God would, by prevenient grace, create a human ark of the covenant, the Blessed Virgin Mary, to carry Jesus, the promised fulfillment of the Davidic house.
But if Jesus “fully reveals man to himself” (as both Vatican II and Pope St. John Paul II repeatedly insisted), God’s homebuilding did not end with Jesus as the eternal King. God aspires to do similar construction work among men through his Habitat for Divinity program.
In his conversation with the Samaritan woman, Jesus makes clear that the physical locus of worship is less important than that man worship God “in spirit and in truth” (John 4:24). It’s not that a sacred place is unimportant, but that its locus has changed.
Elsewhere, St. Paul makes that clear when he asks, “Do you not know that your bodies are temples of the Holy Spirit, who is within you?” (1 Cor 6:19). That doesn’t mean the Church is unimportant: a church is “the house of God” because he is really present there, in the Blessed Sacrament reserved in the tabernacle.
But the house in which God really desires to dwell, the tabernacle in which he prefers to be really present, is the human heart, the heart that worships him “in spirit and in truth.” That is why that human temple is sacramentally sanctified: blessed and consecrated in baptism and confirmation and fully rendered a tabernacle by the Eucharist. It is the dignity of that temple that spurs St. Paul to deplore its sacrilege.
In the Book of Revelation (ch. 21) the heavenly Jerusalem has no temple. The mediating structure of temple—of Church and sacrament—is no longer necessary in the Beatific Vision (see Lumen Gentium 48), for “we shall see him as he is” and “be like him” (1 John 3:2). Revelation describes the heavenly Jerusalem as “God’s dwelling place . . . now among the people, and he will dwell with them. They will be his people, and God himself will be with them and be their God” (21:3). What goes around comes around. David’s temple containing the Ark of the Covenant is replaced by God’s own temple, in which Jesus himself is the covenant by which man can be God’s people and he their God.

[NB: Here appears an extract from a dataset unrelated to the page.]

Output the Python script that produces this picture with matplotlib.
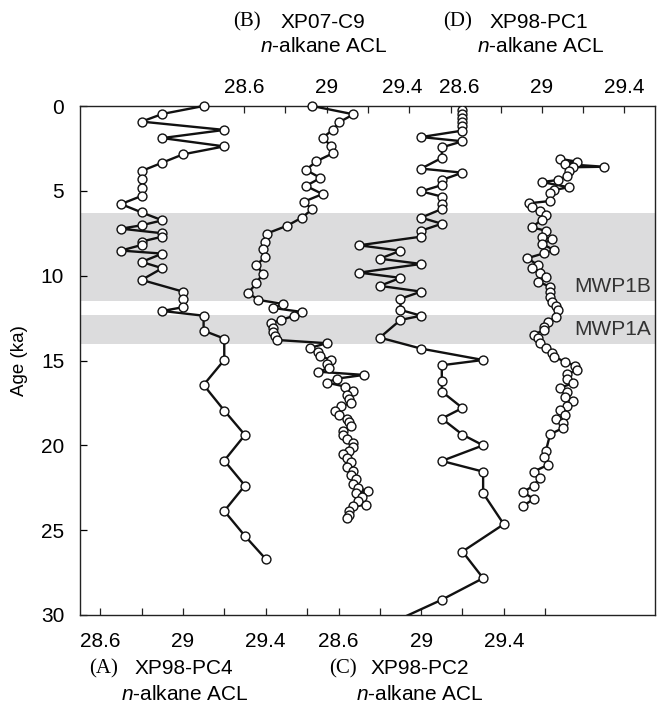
import numpy as np
import matplotlib
matplotlib.use('Agg')
import matplotlib.pyplot as plt
from matplotlib.transforms import ScaledTranslation

plt.rcParams['font.family'] = ['Liberation Sans', 'DejaVu Sans']
plt.rcParams['mathtext.fontset'] = 'custom'
plt.rcParams['mathtext.rm'] = 'Liberation Sans'
plt.rcParams['mathtext.it'] = 'Liberation Sans:italic'

# ── Data: age (ka) and n-alkane ACL for the four cores ───────────────────────
age_a = [0.0, 0.47, 0.92, 1.41, 1.89, 2.38, 2.85, 3.34, 3.83, 4.32, 4.81, 5.30,
         5.78, 6.27, 6.74, 7.03, 7.23, 7.50, 7.70, 7.99, 8.19, 8.52, 8.70, 9.19,
         9.56, 10.25, 10.94, 11.39, 11.86, 12.08, 12.36, 13.24, 13.71, 14.97,
         16.44, 17.95, 19.39, 20.90, 22.37, 23.87, 25.34, 26.69]
acl_a = [29.1, 28.9, 28.8, 29.2, 28.9, 29.2, 29.0, 28.9, 28.8, 28.8, 28.8, 28.8,
         28.7, 28.8, 28.9, 28.8, 28.7, 28.9, 28.9, 28.8, 28.8, 28.7, 28.9, 28.8,
         28.9, 28.8, 29.0, 29.0, 29.0, 28.9, 29.1, 29.1, 29.2, 29.2,
         29.1, 29.2, 29.3, 29.2, 29.3, 29.2, 29.3, 29.4]

age_b = [0.0, 0.49, 0.96, 1.41, 1.87, 2.33, 2.79, 3.26, 3.77, 4.24, 4.71, 5.19,
         5.64, 6.09, 6.58, 7.05, 7.52, 8.0, 8.45, 8.92, 9.37, 9.88, 10.45, 11.02,
         11.43, 11.67, 11.90, 12.14, 12.37, 12.61, 12.81, 13.06, 13.30, 13.55,
         13.79, 13.98, 14.26, 14.50, 14.73, 14.97, 15.20, 15.44, 15.66, 15.85,
         16.07, 16.30, 16.54, 16.77, 17.03, 17.25, 17.48, 17.71, 17.95, 18.19,
         18.42, 18.65, 18.86, 19.13, 19.37, 19.60, 19.84, 20.08, 20.31, 20.51,
         20.76, 21.0, 21.25, 21.5, 21.75, 22.0, 22.25, 22.5, 22.7, 22.8, 23.05,
         23.3, 23.5, 23.6, 23.85, 24.1, 24.3]
acl_b = [28.93, 29.13, 29.06, 29.03, 28.98, 29.02, 29.03, 28.95, 28.90, 28.97,
         28.90, 28.98, 28.89, 28.93, 28.88, 28.81, 28.71, 28.70, 28.69, 28.70,
         28.66, 28.69, 28.66, 28.62, 28.67, 28.79, 28.74, 28.88, 28.84, 28.78,
         28.73, 28.74, 28.74, 28.75, 28.76, 29.00, 28.92, 28.96, 28.97, 29.02,
         29.00, 29.01, 28.96, 29.18, 29.05, 29.00, 29.09, 29.13, 29.10, 29.11,
         29.12, 29.07, 29.04, 29.06, 29.10, 29.11, 29.12, 29.08, 29.08, 29.10,
         29.13, 29.13, 29.11, 29.08, 29.10, 29.12, 29.10, 29.13, 29.12, 29.14,
         29.13, 29.15, 29.20, 29.14, 29.17, 29.15, 29.19, 29.13, 29.11, 29.11,
         29.10]

age_c = [0.24, 0.47, 0.71, 0.94, 1.18, 1.45, 1.83, 2.08, 2.44, 3.06, 3.69, 3.93,
         4.36, 4.66, 5.03, 5.34, 5.78, 6.07, 6.58, 6.94, 7.35, 7.70, 8.21, 8.53,
         9.0, 9.31, 9.82, 10.13, 10.6, 10.94, 11.36, 12.02, 12.36, 12.61, 13.65,
         14.3, 14.97, 15.28, 16.22, 16.83, 17.80, 18.42, 19.37, 20.0, 20.92,
         21.55, 22.82, 24.65, 26.26, 27.83, 29.1, 31.0]
acl_c = [29.2, 29.2, 29.2, 29.2, 29.2, 29.2, 29.0, 29.2, 29.1, 29.1, 29.0, 29.2,
         29.1, 29.1, 29.0, 29.1, 29.1, 29.1, 29.0, 29.1, 29.0, 29.0, 28.7, 28.9,
         28.8, 29.0, 28.7, 28.9, 28.8, 29.0, 28.9, 28.9, 29.0, 28.9, 28.8,
         29.0, 29.3, 29.1, 29.1, 29.1, 29.2, 29.1, 29.2, 29.3, 29.1,
         29.3, 29.3, 29.4, 29.2, 29.3, 29.1, 28.76]

age_d = [3.12, 3.28, 3.42, 3.58, 3.61, 3.81, 4.12, 4.36, 4.48, 4.79, 4.95, 5.14,
         5.60, 5.73, 5.97, 6.19, 6.42, 6.72, 7.15, 7.35, 7.70, 7.86, 8.13, 8.49,
         8.68, 8.97, 9.37, 9.56, 9.86, 10.09, 10.35, 10.65, 10.94, 11.24, 11.53,
         11.77, 12.02, 12.42, 12.71, 13.0, 13.20, 13.49, 13.69, 13.98, 14.28,
         14.57, 14.77, 15.07, 15.30, 15.56, 15.81, 16.10, 16.34, 16.60, 16.84,
         17.17, 17.40, 17.68, 17.91, 18.21, 18.44, 18.70, 18.99, 19.35, 20.31,
         20.70, 21.15, 21.55, 21.94, 22.37, 22.76, 23.16, 23.57]
acl_d = [29.09, 29.17, 29.11, 29.30, 29.15, 29.13, 29.12, 29.08, 29.00, 29.13,
         29.06, 29.04, 29.04, 28.94, 28.95, 28.99, 29.02, 29.00, 28.95, 29.02,
         29.00, 29.05, 29.00, 29.06, 29.01, 28.93, 28.98, 28.95, 28.99, 29.02,
         28.98, 29.04, 29.04, 29.04, 29.05, 29.07, 29.08, 29.07, 29.03, 29.01,
         29.01, 28.96, 28.98, 28.99, 29.02, 29.05, 29.06, 29.11, 29.16, 29.17,
         29.12, 29.12, 29.15, 29.09, 29.12, 29.11, 29.15, 29.12, 29.09, 29.11,
         29.07, 29.10, 29.10, 29.04, 29.02, 29.01, 29.03, 28.96, 28.99, 28.96,
         28.91, 28.96, 28.91]

# meltwater pulse bands (ka)
mwp_names = ['MWP1B', 'MWP1A']
mwp_start = [6.3, 12.3]
mwp_end = [11.5, 14.0]

acl_ticks = [28.6, 28.8, 29.0, 29.2, 29.4, 29.6]
acl_ticklabels = ['28.6', '', '29', '', '29.4', '']

# ── Layout (pixels of a 666 x 706 image) ─────────────────────────────────────
W, H = 666, 706
L_PX, R_PX, T_PX, B_PX = 79.5, 655, 106, 615
PX_PER_ACL = 206.6
FS = 15

fig = plt.figure(figsize=(W / 100, H / 100), dpi=100)
ax = fig.add_axes([L_PX / W, 1 - B_PX / H, (R_PX - L_PX) / W, (B_PX - T_PX) / H])

for y0, y1 in zip(mwp_start, mwp_end):
    ax.axhspan(y0, y1, color='#dcdcdd', lw=0, zorder=0)
for name, y1 in zip(mwp_names, mwp_end):
    ax.text(0.993, y1 - 0.85, name, transform=ax.get_yaxis_transform(),
            ha='right', va='center', fontsize=FS, color='#333333')

ax.set_ylim(30, 0)
ax.set_yticks(np.arange(0, 31, 5))
ax.set_xticks([])
ax.tick_params(axis='y', direction='in', length=5, width=0.9, labelsize=FS, pad=11)
ax.set_ylabel('Age (ka)', fontsize=13.5, labelpad=9)
for sp in ax.spines.values():
    sp.set_linewidth(1.0)
    sp.set_color('#222222')


def add_series(age, acl, anchor_val, anchor_px, side, clip=False, hide_first=False):
    axs = ax.twiny()
    lo = anchor_val - (anchor_px - L_PX) / PX_PER_ACL
    hi = anchor_val + (R_PX - anchor_px) / PX_PER_ACL
    axs.set_xlim(lo, hi)
    axs.plot(acl, age, color='#111111', lw=1.7, marker='o', ms=6.4,
             mfc='white', mec='#111111', mew=1.0, clip_on=clip, zorder=3)
    for sp in axs.spines.values():
        sp.set_visible(False)
    axs.xaxis.set_ticks_position(side)
    axs.set_xticks(acl_ticks[:-1] if hide_first else acl_ticks)
    axs.set_xticklabels(acl_ticklabels[:-1] if hide_first else acl_ticklabels)
    axs.tick_params(axis='x', direction='in', length=5, width=0.9,
                    labelsize=FS, pad=12 if side == 'bottom' else 6.5,
                    color='#222222')
    if hide_first:
        t = axs.xaxis.get_major_ticks()[0]
        t.tick1line.set_visible(False)
        t.tick2line.set_visible(False)
    return axs


add_series(age_a, acl_a, 28.6, 100.3, 'bottom')
axb = add_series(age_b, acl_b, 28.6, 244.0, 'top')
add_series(age_c, acl_c, 28.6, 338.5, 'bottom', clip=True)
add_series(age_d, acl_d, 28.6, 459.2, 'top', hide_first=True)

# nudge B's "29.4" left, as in the original figure
lab = axb.get_xticklabels()[4]
lab.set_transform(lab.get_transform() + ScaledTranslation(-0.07, 0, fig.dpi_scale_trans))

# ── Core labels ──────────────────────────────────────────────────────────────
def core_label(x_tag, x_name, x_mid, y1, y2, tag, name):
    fig.text(x_tag / W, 1 - y1 / H, tag, family='Liberation Serif', fontsize=FS,
             ha='left', va='center')
    fig.text(x_name / W, 1 - y1 / H, name, fontsize=FS, ha='left', va='center')
    fig.text(x_mid / W, 1 - y2 / H, r'$n$-alkane ACL', fontsize=FS,
             ha='center', va='center')


core_label(89, 135, 184.5, 669, 694, '(A)', 'XP98-PC4')
core_label(329, 371, 420, 669, 694, '(C)', 'XP98-PC2')
core_label(233, 281, 324, 22, 47, '(B)', 'XP07-C9')
core_label(443, 490, 541, 22, 47, '(D)', 'XP98-PC1')

fig.savefig('out.png', dpi=100)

The practical consequence: building ourselves, through cooperation with God’s grace, into ever more fitting temples in which the spirit of God can dwell. The warning that we “work out our salvation in fear and trembling” (Phil. 2:12) should make us aware that we can fail at the task—not because God does not enable us to succeed, but because we can refuse his grace. “If God does not build the house, in vain do the builders labor” (Ps. 129:1) does not mean there’s a shortage of people working on futile human construction projects. History is littered with them, building the “new man” without God. Joining our work with his grace, however, enables us to stand up houses—temples—on rock instead of sand (Matt. 7:24-27).